### Data excerpt
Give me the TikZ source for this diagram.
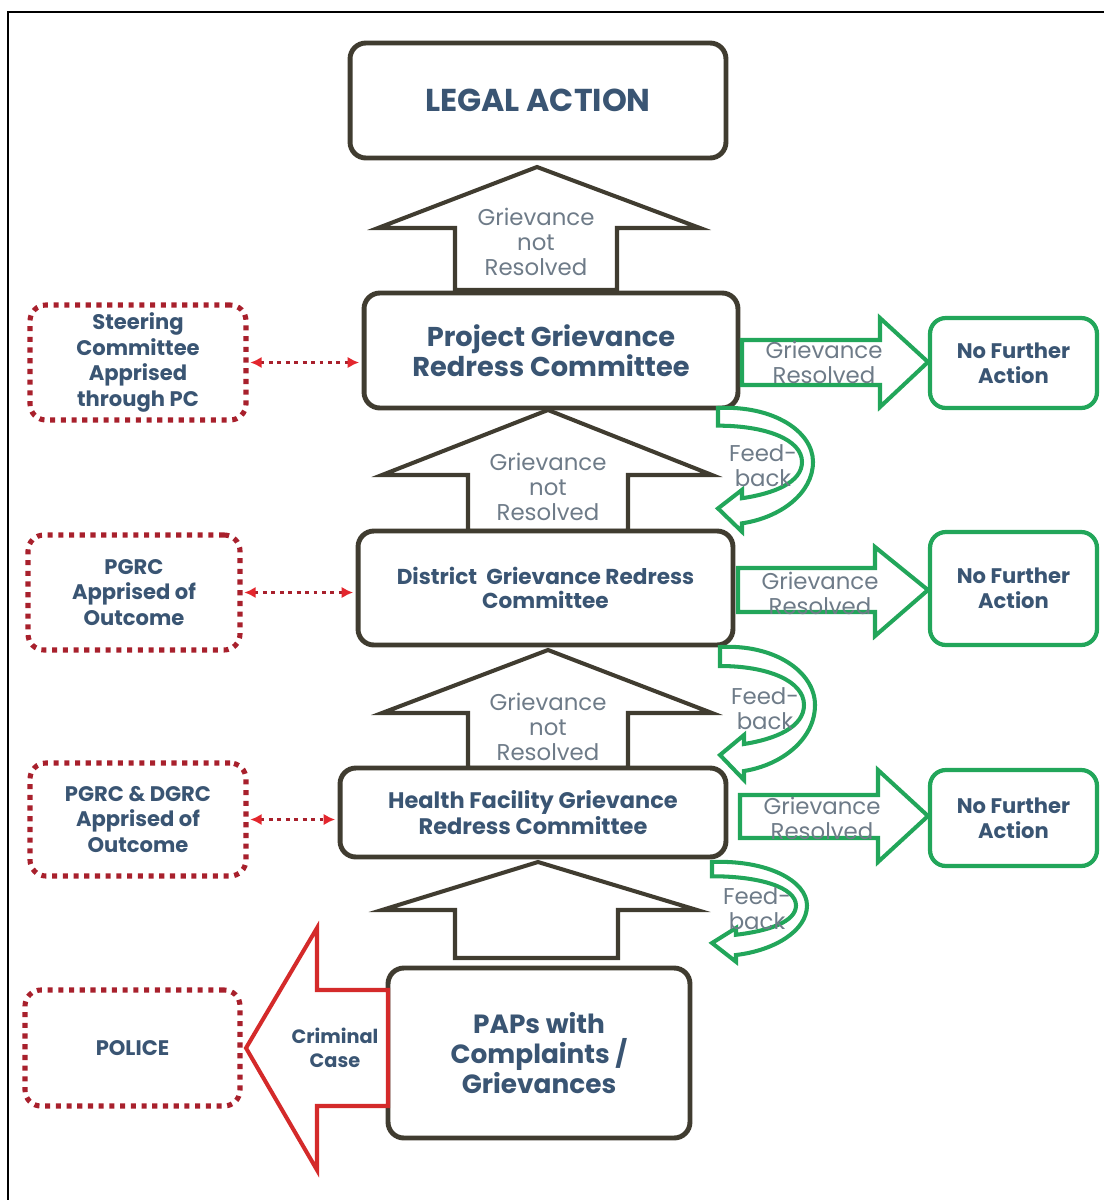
\documentclass[tikz,border=0pt]{standalone}
\usepackage{fontspec}
\setmainfont{Poppins}
\usetikzlibrary{calc}
\usetikzlibrary{arrows.meta}
\definecolor{boxline}{HTML}{403C30}
\definecolor{textblue}{HTML}{3A5573}
\definecolor{textgray}{HTML}{6E7B88}
\definecolor{resgreen}{HTML}{22A65A}
\definecolor{dotred}{HTML}{A8202C}
\definecolor{tipred}{HTML}{E3262D}
\definecolor{casered}{HTML}{D42A2A}

\newcommand{\feedback}[4]{%
  \begin{scope}[shift={(#1,#2)}, yscale=#3]
    \draw[resolved] (0,0) .. controls (55,-3) and (95,25) .. (95,58)
      .. controls (95,92) and (62,118) .. (24,124) -- (24,133) -- (0,108) -- (24,88) -- (24,97)
      .. controls (56,92) and (84,80) .. (84,58) .. controls (84,34) and (48,19) .. (0,19) -- cycle;
    \node[note] (#4) at (45,62) {Feed-\\back};
  \end{scope}}

\begin{document}
\begin{tikzpicture}[x=0.02cm, y=-0.02cm]
    \tikzstyle{committee} = [draw=boxline, line width=2.8pt, rounded corners=9pt, fill=white, text=textblue, align=center, inner sep=0pt]
    \tikzstyle{apprised} = [draw=dotred, line width=2.9pt, dash pattern=on 2.9pt off 3.2pt, rounded corners=9pt, fill=white, text=textblue, align=center, inner sep=0pt, font=\fontsize{12}{14.7}\selectfont\bfseries]
    \tikzstyle{outcome} = [draw=resgreen, line width=2.4pt, rounded corners=9pt, fill=white, text=textblue, align=center, inner sep=0pt, minimum width=3.34cm, font=\fontsize{12}{14.2}\selectfont\bfseries]
    \tikzstyle{blockup} = [draw=boxline, line width=2.3pt, fill=white]
    \tikzstyle{resolved} = [draw=resgreen, line width=2.3pt, fill=white]
    \tikzstyle{note} = [text=textgray, align=center, font=\fontsize{13}{14.2}\selectfont]
    \tikzstyle{link} = [dotred, line width=2.2pt, dash pattern=on 2.2pt off 2.6pt, shorten <=1pt, shorten >=1.4pt, {Latex[color=tipred, length=6.5pt, width=6.5pt]}-{Latex[color=tipred, length=6.5pt, width=6.5pt]}]

    % frame
    \useasboundingbox (0,0) rectangle (1104,1200);
    \draw[line width=1.2pt] (8,1200) -- (8,12) -- (1104,12);

    % grievance not resolved
    \draw[blockup] (455,290) -- (455,228) -- (378,228) -- (537,167) -- (700,228) -- (617,228) -- (617,290) -- cycle;
    \draw[blockup] (468,531) -- (468,475) -- (382,475) -- (548,410) -- (712,475) -- (628,475) -- (628,531) -- cycle;
    \draw[blockup] (468,768) -- (468,713) -- (382,713) -- (548,650) -- (712,713) -- (628,713) -- (628,768) -- cycle;
    \draw[blockup] (455,958) -- (455,910) -- (382,910) -- (538,862) -- (697,910) -- (618,910) -- (618,958) -- cycle;
    \node[note] (up1) at (536,242) {Grievance\\not\\Resolved};
    \node[note] (up2) at (548,487) {Grievance\\not\\Resolved};
    \node[note] (up3) at (548,727) {Grievance\\not\\Resolved};

    % committees
    \node[committee, minimum width=7.52cm, minimum height=2.3cm, font=\fontsize{18}{21}\selectfont\bfseries] (legal) at (538,100.5) {LEGAL ACTION};
    \node[committee, minimum width=7.48cm, minimum height=2.3cm, font=\fontsize{15.5}{17}\selectfont\bfseries] (pgrc) at (551,350.5) {Project Grievance\\Redress Committee};
    \node[committee, minimum width=7.5cm, minimum height=2.28cm, font=\fontsize{12.3}{13.6}\selectfont\bfseries] (dgrc) at (545.5,588) {District~ Grievance Redress\\Committee};
    \node[committee, minimum width=7.72cm, minimum height=1.78cm, font=\fontsize{12.8}{13.6}\selectfont\bfseries] (hfgrc) at (533,812.5) {Health Facility Grievance\\Redress Committee};
    \node[committee, minimum width=6.04cm, minimum height=3.4cm, font=\fontsize{15}{17}\selectfont\bfseries] (paps) at (539,1053) {PAPs with\\Complaints /\\Grievances};

    % apprised
    \node[apprised, minimum width=4.32cm, minimum height=2.3cm] (steer) at (138,362.5) {Steering\\Committee\\Apprised\\through PC};
    \node[apprised, minimum width=4.24cm, minimum height=2.3cm] (pgrcinfo) at (134,592.5) {PGRC\\Apprised of\\Outcome};
    \node[apprised, minimum width=4.32cm, minimum height=2.26cm] (bothinfo) at (138,819.5) {PGRC \& DGRC\\Apprised of\\Outcome};
    \node[apprised, minimum width=4.3cm, minimum height=2.32cm] (police) at (132.5,1048) {POLICE};
    \draw[link] (steer.east) -- (steer.east -| pgrc.west);
    \draw[link] (pgrcinfo.east) -- (pgrcinfo.east -| dgrc.west);
    \draw[link] (bothinfo.east) -- (bothinfo.east -| hfgrc.west);

    % resolved
    \node[outcome, minimum height=1.8cm] (nfa1) at (1013.5,363) {No Further\\Action};
    \node[outcome, minimum height=2.26cm] (nfa2) at (1013.5,588.5) {No Further\\Action};
    \node[outcome, minimum height=1.92cm] (nfa3) at (1013.5,818) {No Further\\Action};
    \draw[resolved] (742,340) -- (880,340) -- (880,318) -- (928,362) -- (880,407) -- (880,385) -- (742,385) -- cycle;
    \draw[resolved] (738,568) -- (875,568) -- (875,547) -- (928,590) -- (875,636) -- (875,612) -- (738,612) -- cycle;
    \draw[resolved] (740,795) -- (878,795) -- (878,770) -- (928,816) -- (878,862) -- (878,838) -- (740,838) -- cycle;
    \node[note] (res1) at (824,362) {Grievance\\Resolved};
    \node[note] (res2) at (820,593) {Grievance\\Resolved};
    \node[note] (res3) at (822,818) {Grievance\\Resolved};

    % feedback
    \feedback{718}{408}{0.93}{fb1}
    \feedback{720}{647}{1}{fb2}
    \feedback{712}{862}{0.75}{fb3}

    % criminal case
    \draw[draw=casered, line width=2.3pt, fill=white] (388,990) -- (317,990) -- (317,928) -- (246,1048) -- (317,1170) -- (317,1106) -- (388,1106) -- cycle;
    \node[text=textblue, align=center, font=\fontsize{11}{14}\selectfont\bfseries] (crime) at (335,1048) {Criminal\\Case};
\end{tikzpicture}
\end{document}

### Your objective
All of the material above needs to be restated exactly, with no pictures.

### Correct result
Give me the TikZ source for this diagram.
\documentclass[tikz,border=0pt]{standalone}
\usepackage{fontspec}
\setmainfont{Poppins}
\usetikzlibrary{calc}
\usetikzlibrary{arrows.meta}
\definecolor{boxline}{HTML}{403C30}
\definecolor{textblue}{HTML}{3A5573}
\definecolor{textgray}{HTML}{6E7B88}
\definecolor{resgreen}{HTML}{22A65A}
\definecolor{dotred}{HTML}{A8202C}
\definecolor{tipred}{HTML}{E3262D}
\definecolor{casered}{HTML}{D42A2A}

\newcommand{\feedback}[4]{%
  \begin{scope}[shift={(#1,#2)}, yscale=#3]
    \draw[resolved] (0,0) .. controls (55,-3) and (95,25) .. (95,58)
      .. controls (95,92) and (62,118) .. (24,124) -- (24,133) -- (0,108) -- (24,88) -- (24,97)
      .. controls (56,92) and (84,80) .. (84,58) .. controls (84,34) and (48,19) .. (0,19) -- cycle;
    \node[note] (#4) at (45,62) {Feed-\\back};
  \end{scope}}

\begin{document}
\begin{tikzpicture}[x=0.02cm, y=-0.02cm]
    \tikzstyle{committee} = [draw=boxline, line width=2.8pt, rounded corners=9pt, fill=white, text=textblue, align=center, inner sep=0pt]
    \tikzstyle{apprised} = [draw=dotred, line width=2.9pt, dash pattern=on 2.9pt off 3.2pt, rounded corners=9pt, fill=white, text=textblue, align=center, inner sep=0pt, font=\fontsize{12}{14.7}\selectfont\bfseries]
    \tikzstyle{outcome} = [draw=resgreen, line width=2.4pt, rounded corners=9pt, fill=white, text=textblue, align=center, inner sep=0pt, minimum width=3.34cm, font=\fontsize{12}{14.2}\selectfont\bfseries]
    \tikzstyle{blockup} = [draw=boxline, line width=2.3pt, fill=white]
    \tikzstyle{resolved} = [draw=resgreen, line width=2.3pt, fill=white]
    \tikzstyle{note} = [text=textgray, align=center, font=\fontsize{13}{14.2}\selectfont]
    \tikzstyle{link} = [dotred, line width=2.2pt, dash pattern=on 2.2pt off 2.6pt, shorten <=1pt, shorten >=1.4pt, {Latex[color=tipred, length=6.5pt, width=6.5pt]}-{Latex[color=tipred, length=6.5pt, width=6.5pt]}]

    % frame
    \useasboundingbox (0,0) rectangle (1104,1200);
    \draw[line width=1.2pt] (8,1200) -- (8,12) -- (1104,12);

    % grievance not resolved
    \draw[blockup] (455,290) -- (455,228) -- (378,228) -- (537,167) -- (700,228) -- (617,228) -- (617,290) -- cycle;
    \draw[blockup] (468,531) -- (468,475) -- (382,475) -- (548,410) -- (712,475) -- (628,475) -- (628,531) -- cycle;
    \draw[blockup] (468,768) -- (468,713) -- (382,713) -- (548,650) -- (712,713) -- (628,713) -- (628,768) -- cycle;
    \draw[blockup] (455,958) -- (455,910) -- (382,910) -- (538,862) -- (697,910) -- (618,910) -- (618,958) -- cycle;
    \node[note] (up1) at (536,242) {Grievance\\not\\Resolved};
    \node[note] (up2) at (548,487) {Grievance\\not\\Resolved};
    \node[note] (up3) at (548,727) {Grievance\\not\\Resolved};

    % committees
    \node[committee, minimum width=7.52cm, minimum height=2.3cm, font=\fontsize{18}{21}\selectfont\bfseries] (legal) at (538,100.5) {LEGAL ACTION};
    \node[committee, minimum width=7.48cm, minimum height=2.3cm, font=\fontsize{15.5}{17}\selectfont\bfseries] (pgrc) at (551,350.5) {Project Grievance\\Redress Committee};
    \node[committee, minimum width=7.5cm, minimum height=2.28cm, font=\fontsize{12.3}{13.6}\selectfont\bfseries] (dgrc) at (545.5,588) {District~ Grievance Redress\\Committee};
    \node[committee, minimum width=7.72cm, minimum height=1.78cm, font=\fontsize{12.8}{13.6}\selectfont\bfseries] (hfgrc) at (533,812.5) {Health Facility Grievance\\Redress Committee};
    \node[committee, minimum width=6.04cm, minimum height=3.4cm, font=\fontsize{15}{17}\selectfont\bfseries] (paps) at (539,1053) {PAPs with\\Complaints /\\Grievances};

    % apprised
    \node[apprised, minimum width=4.32cm, minimum height=2.3cm] (steer) at (138,362.5) {Steering\\Committee\\Apprised\\through PC};
    \node[apprised, minimum width=4.24cm, minimum height=2.3cm] (pgrcinfo) at (134,592.5) {PGRC\\Apprised of\\Outcome};
    \node[apprised, minimum width=4.32cm, minimum height=2.26cm] (bothinfo) at (138,819.5) {PGRC \& DGRC\\Apprised of\\Outcome};
    \node[apprised, minimum width=4.3cm, minimum height=2.32cm] (police) at (132.5,1048) {POLICE};
    \draw[link] (steer.east) -- (steer.east -| pgrc.west);
    \draw[link] (pgrcinfo.east) -- (pgrcinfo.east -| dgrc.west);
    \draw[link] (bothinfo.east) -- (bothinfo.east -| hfgrc.west);

    % resolved
    \node[outcome, minimum height=1.8cm] (nfa1) at (1013.5,363) {No Further\\Action};
    \node[outcome, minimum height=2.26cm] (nfa2) at (1013.5,588.5) {No Further\\Action};
    \node[outcome, minimum height=1.92cm] (nfa3) at (1013.5,818) {No Further\\Action};
    \draw[resolved] (742,340) -- (880,340) -- (880,318) -- (928,362) -- (880,407) -- (880,385) -- (742,385) -- cycle;
    \draw[resolved] (738,568) -- (875,568) -- (875,547) -- (928,590) -- (875,636) -- (875,612) -- (738,612) -- cycle;
    \draw[resolved] (740,795) -- (878,795) -- (878,770) -- (928,816) -- (878,862) -- (878,838) -- (740,838) -- cycle;
    \node[note] (res1) at (824,362) {Grievance\\Resolved};
    \node[note] (res2) at (820,593) {Grievance\\Resolved};
    \node[note] (res3) at (822,818) {Grievance\\Resolved};

    % feedback
    \feedback{718}{408}{0.93}{fb1}
    \feedback{720}{647}{1}{fb2}
    \feedback{712}{862}{0.75}{fb3}

    % criminal case
    \draw[draw=casered, line width=2.3pt, fill=white] (388,990) -- (317,990) -- (317,928) -- (246,1048) -- (317,1170) -- (317,1106) -- (388,1106) -- cycle;
    \node[text=textblue, align=center, font=\fontsize{11}{14}\selectfont\bfseries] (crime) at (335,1048) {Criminal\\Case};
\end{tikzpicture}
\end{document}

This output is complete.